253 Hanover St., Boston; 617-742-1276 or arianorthend.com.
Sulmona Meat Market
Susi: “There are two owners, Frank and Domenic Susi. Frank is my cousin and Domenic is his dad. Well, they’re second cousins, so they’re technically both my cousins, I guess. It all goes back to Sulmona, where there’s about a thousand Susis in that town. Frank’s grandfather opened this place in the early ’60s, so he’s a third generation butcher. All their meat is cut and ground to-order. I always pick up some ground beef for burgers, a couple of steaks, and I never leave without some sausages. Sulmona’s sausages are incredible!”
32A Parmenter St., Boston; 617-742-2791 or sulmonameatmarket.com.
De Magistris: “Many tourists and visitors tend to only stay on Hanover Street during their time in the North End, but those that dare to take a few steps down Fleet Street will find a truly special treat at Prezza. Chef Anthony Caturano is the master of the wood grill, and his game dishes are unparalleled. When the weather cools down, his venison loin is always on my mind. Another must-try is his ravioli di uovo, a giant ravioli stuffed with ricotta and egg yolk. The ravioli is tossed with butter and sage, and it is pure simplicity and satisfaction. It’s the perfect spot to go if you want to pull out all the stops to impress someone.”

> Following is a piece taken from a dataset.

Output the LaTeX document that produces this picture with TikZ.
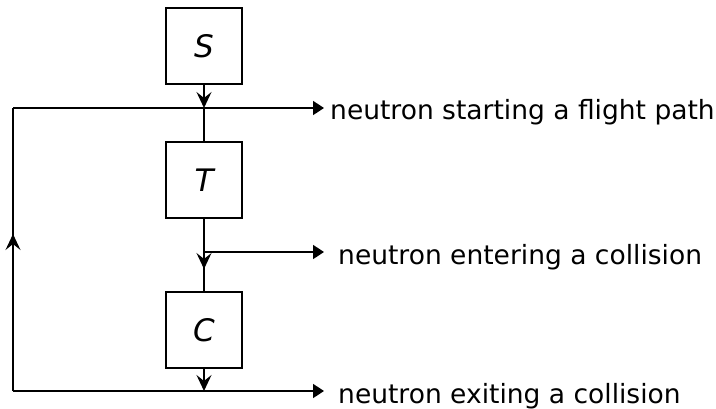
\documentclass[tikz,border=0pt]{standalone}
\usepackage{fontspec}
\setmainfont{DejaVu Sans}
\usetikzlibrary{arrows.meta}
\tikzset{
  vtip/.tip={Stealth[length=16pt,width=15pt,inset=6pt]},
  htip/.tip={Triangle[length=11pt,width=14pt]}
}
\begin{document}
\begin{tikzpicture}[x=1pt,y=-1pt,
  box/.style={draw,line width=1.7pt,minimum width=76pt,minimum height=76pt,inner sep=0pt,font=\fontsize{31}{31}\selectfont\itshape},
  wire/.style={line width=1.7pt},
  lbl/.style={anchor=base west,inner sep=0pt,font=\fontsize{26.5}{26.5}\selectfont}]
\useasboundingbox (0,0) rectangle (716,408);
\node[box] (S) at (204,46) {S};
\node[box] (T) at (204,180) {T};
\node[box] (C) at (204,330) {C};
\coordinate (j1) at (204,108);
\coordinate (j2) at (204,252);
\coordinate (m2) at (204,269);
\coordinate (j3) at (204,391);
\coordinate (tl) at (13,108);
\coordinate (bl) at (13,391);
\coordinate (ml) at (13,234);
\coordinate (e1) at (324,108);
\coordinate (e2) at (324,252);
\coordinate (e3) at (324,391);
\node[lbl] (L1) at (330,119) {neutron starting a flight path};
\node[lbl] (L2) at (338,264) {neutron entering a collision};
\node[lbl] (L3) at (338,403) {neutron exiting a collision};
\draw[wire,-vtip] (S.south) -- (j1);
\draw[wire] (j1) -- (T.north);
\draw[wire,-htip] (tl) -- (e1);
\draw[wire] (T.south) -- (C.north);
\draw[wire,-vtip] (T.south) -- (m2);
\draw[wire,-htip] (j2) -- (e2);
\draw[wire,-vtip] (C.south) -- (j3);
\draw[wire,-htip] (bl) -- (e3);
\draw[wire] (bl) -- (tl);
\draw[wire,-vtip] (bl) -- (ml);
\end{tikzpicture}
\end{document}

24 Fleet St., Boston; 617-227-1577 or prezza.com.
De Magistris: “There is almost always a line of devoted followers waiting to get into Neptune, and its beloved reputation is well-deserved. My first bite of the fried Ipswich clams never fails to bring back memories of countless family birthday celebrations spent at Neptune. The whole roasted Bronzino is a little piece of the Mediterranean right there in the North End, and their sardine special on Tuesdays has become a ritual in the neighborhood. Their Neptune Burger with fried oysters, garlic mayo, and relish gives a whole new meaning to the word ‘badass.’ My friend brought his two-year-old son here to try his first burger. The experience set the bar so ridiculously high that now, whenever the kid is craving a burger, he refuses to go anywhere else.”
63 Salem St., Boston; 617-742-3474 or neptuneoyster.com.
Susi: “Torri Crowel is good people. She’s doing something new and trying to give North End visitors a different dining experience. It’s a small place, with a good seasonal menu, that’s really charming. The old tin walls are still up, and sure, you still see that stuff a lot in the neighborhood, but it’s 60 years old. They’re maintaining the architecture and traditions of the North End while adding some nice new touches with the cuisine.”
351 Hanover St., Boston; 617-523-0003 or vollenolle.com.